Let $S_{a+b}$ be the symmetry group of $\{1, 2, \ldots , a+b\}$. Describe a subgroup of $S_{a+b}$ isomorphic to $S_a\times S_b$ as the set of permutations that permute $\{1,\ldots,a\}$ amongst themselves, and $\{a+1,\ldots,a+b\}$ amongst themselves. Then, by Lagrange's Theorem, $|S_a\times S_b|=|S_a||S_b| = a!b!$ divides $|S_{a+b}|=(a+b)!$.
 A: You've absolutely got the right idea! To make it more rigorous, I would proceed as follows:


*

*Let $H$ be the set of $\sigma\in S_{a+b}$ such that whenever $n\in\Bbb N$ such that $a<n\le a+b,$ we have $\sigma(n)=n.$

*Let $K$ be the set of $\sigma\in S_{a+b}$ such that whenever $n\in\Bbb N$ such that $n<a+1,$ we have $\sigma(n)=n.$

*Demonstrate isomorphisms $f:S_a\to H$ and $g:S_b\to K.$

*Let $G=HK:=\{hk:h\in H,k\in K\},$ and show that for all $h\in H,k\in K,$ we have $hk=kh.$ Thus, $G$ is a subgroup of $S_{a+b},$ and the map $H\times K\to G$ given by $(h,k)\mapsto hk$ is a homomorphism.
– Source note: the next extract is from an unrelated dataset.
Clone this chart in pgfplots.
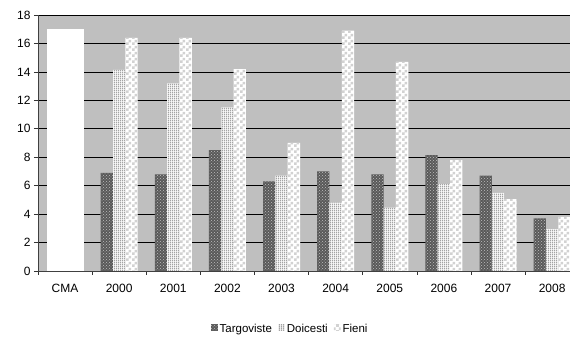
\documentclass[border=0pt]{standalone}
\usepackage{pgfplots}
\pgfplotsset{compat=1.18}
\usetikzlibrary{patterns}
\usepackage{fontspec}
\setmainfont{Liberation Sans}
\pgfdeclarepatternformonly{densevlines}{\pgfqpoint{0pt}{0pt}}{\pgfqpoint{2.2pt}{2pt}}{\pgfqpoint{2.2pt}{2pt}}{%
  \pgfsetlinewidth{1.0pt}%
  \pgfpathmoveto{\pgfqpoint{1.1pt}{-0.1pt}}%
  \pgfpathlineto{\pgfqpoint{1.1pt}{2.1pt}}%
  \pgfusepath{stroke}}
\pgfdeclarepatternformonly{smallcheck}{\pgfqpoint{0pt}{0pt}}{\pgfqpoint{6pt}{6pt}}{\pgfqpoint{6pt}{6pt}}{%
  \pgfpathrectangle{\pgfqpoint{0pt}{0pt}}{\pgfqpoint{3pt}{3pt}}%
  \pgfpathrectangle{\pgfqpoint{3pt}{3pt}}{\pgfqpoint{3pt}{3pt}}%
  \pgfusepath{fill}}
\begin{document}
\begin{tikzpicture}
\useasboundingbox (-38pt,-68pt) rectangle (532pt,271pt);
\begin{axis}[
  at={(0,0)}, anchor=south west,
  scale only axis, width=532pt, height=256pt,
  xmin=-0.5, xmax=9.33, ymin=0, ymax=18,
  clip=true,
  axis background/.style={fill=gray!50},
  axis x line*=bottom, axis y line*=left,
  axis line style={black!75, line width=0.8pt},
  ymajorgrids, grid style={black, line width=0.6pt},
  ytick={0,2,...,18},
  xtick={-0.5,0.5,...,8.5},
  xticklabels={CMA,2000,2001,2002,2003,2004,2005,2006,2007,2008},
  x tick label style={xshift=27.05pt, yshift=-6pt},
  tick align=outside, major tick length=4pt,
  tick style={black!80, line width=0.6pt},
  ticklabel style={font=\fontsize{12}{14}\selectfont},
  /pgf/number format/assume math mode=true,
  legend style={at={(0.474,-0.225)}, anchor=center, draw=none, fill=none,
    legend columns=-1, font=\fontsize{11.5}{13}\selectfont,
    /tikz/every even column/.append style={column sep=4pt}},
  legend image code/.code={\draw[#1, draw=none] (0cm,-0.08cm) rectangle (0.24cm,0.16cm);},
]
\addplot[ybar, bar width=0.684, bar shift=0, fill=white, draw=none, forget plot]
  coordinates {(0,17)};
\addplot[ybar, bar width=0.228, bar shift=-0.228, draw=none, fill=black!65,
  postaction={pattern=crosshatch dots, pattern color=white!75!black}]
  coordinates {(1,6.9) (2,6.8) (3,8.5) (4,6.3) (5,7.0) (6,6.8) (7,8.15) (8,6.7) (9,3.7)};
\addlegendentry{Targoviste}
\addplot[ybar, bar width=0.228, bar shift=0, draw=none, fill=white,
  postaction={pattern=densevlines, pattern color=black!55}]
  coordinates {(1,14.15) (2,13.2) (3,11.5) (4,6.7) (5,4.8) (6,4.45) (7,6.1) (8,5.5) (9,2.95)};
\addlegendentry{Doicesti}
\addplot[ybar, bar width=0.228, bar shift=0.228, draw=none, fill=white,
  postaction={pattern=smallcheck, pattern color=gray!35}]
  coordinates {(1,16.4) (2,16.4) (3,14.2) (4,9.0) (5,16.9) (6,14.7) (7,7.8) (8,5.05) (9,3.8)};
\addlegendentry{Fieni}
\end{axis}
\end{tikzpicture}
\end{document}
*Show that $H\cap K=\{\text{id}\},$ and so the aforementioned map $H\times K\to G$ is injective, so surjective, and so an isomorphism.

*Show that the map $S_a\times S_b\to G$ given by $(\rho,\sigma)\mapsto f(\rho)g(\sigma)$ is an isomorphism, and so we can use Lagrange's Theorem, as desired.


Let me know if you have difficulty with any of these steps, or if you just want to bounce your attempts off of someone.